I see 3 possible solutions (lets use planning type as an example):
Create a reference table for planning type, leave planning type attribute in the store satellite, consumption model or mart can join to the reference table to get the description
Create a reference table for planning type, leave planning type attribute in the store satellite, add planning type description attribute to store satellite (populate by grabbing desc from reference table)
Create a hub for planning type, satellite for planning type (business key is the planning type), satellite will have the description. Create a link (or add to existing) to associate planning type hub with the store hub.
The way i see it, creating a hub/satellite for planning type adds complexity where its not necessarily needed. but if we ever get additional information about planning type, then having the hub / satellite makes sense. but if we never get additional information, then its unnecessary overhead.
Any help, thoughts, ideas are greatly appreciated.
Neither, think about it — are these uniquely identifiable?
Most of what you described look like reference data to me, perhaps if you do not have business keys then maybe a data vault is not the right modelling paradigm for your data?
We definitely have a business key for the store itself. so there is a store hub, store satellite. when we bring sales transactions, there will be a link that connects the store to the product (plus other hubs as needed).
but the store domain itself, we are trying to decide if something like planning type warrants another hub/satellite or just leave as an attribute of the store satellite.
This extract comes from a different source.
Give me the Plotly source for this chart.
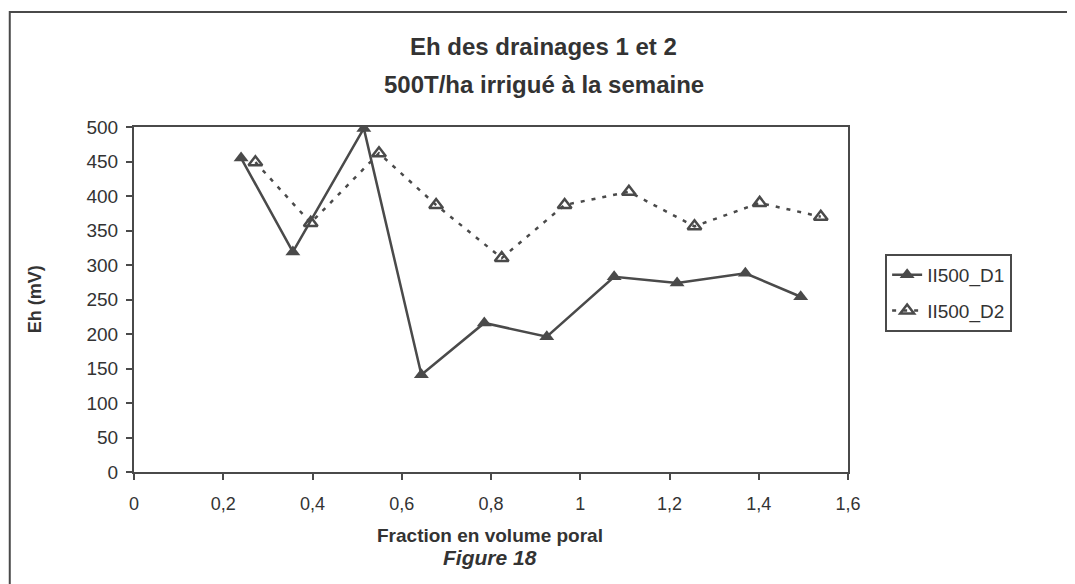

and what do you mean by uniquely identifiable? our source will have one of these 5 values (and null) - NP, PE, PN, PU, UN. these are unique values, configured in our ERP. these values (or codes) will be assigned to each store when the store in created in the source system. also in the source system is a lookup table where each of NP, PE, PN, PU, UN have a description. in the source system they considered a lookup table. in the source system application, the lookup is done and the description is shown on reports, etc.
Yea, keep this as simple as possible, if you design everything as a data vault hub, link and sat you end up with way too many artefacts to join on, whereas ref content is meantt to enrich your master & transaction data
I’m fairly new to Data Vault myself so i wouldn’t consider my opinion as expert advice but i thought i would provide my opinion and to add my own experience.
I would say that Store Size and Planning Type should be attributes within your Store Satellite.
With regard as to whether the reference description should be within your satellite or not then Patrick’'s book ‘The Data Vault Guru’ provides advice on this on pages 200 - 202. The book advises that if reference descriptions are resolved and provided as part of the SAT table staging load then you do not need to split out the code and the descriptions and these can be loaded into the SAT. However, if your staging file holds the reference code only and you require a lookup to a reference table then the descriptions should not be resolved during the satellite load and should be resolved in the InfoMart layer with a look up to the reference table. This ensures that there is no unnecessary dependency between the Satellite table and the reference table.
In order to provide Point-in-Time capabilities of descriptions for your reference codes (if these can change) you can track the changes in your reference table in a similar way to tracking changes in your SAT. But, for the reference table you do not need to create an Hash Key of the Reference Code and you can use the Reference Code itself as the Primary Key.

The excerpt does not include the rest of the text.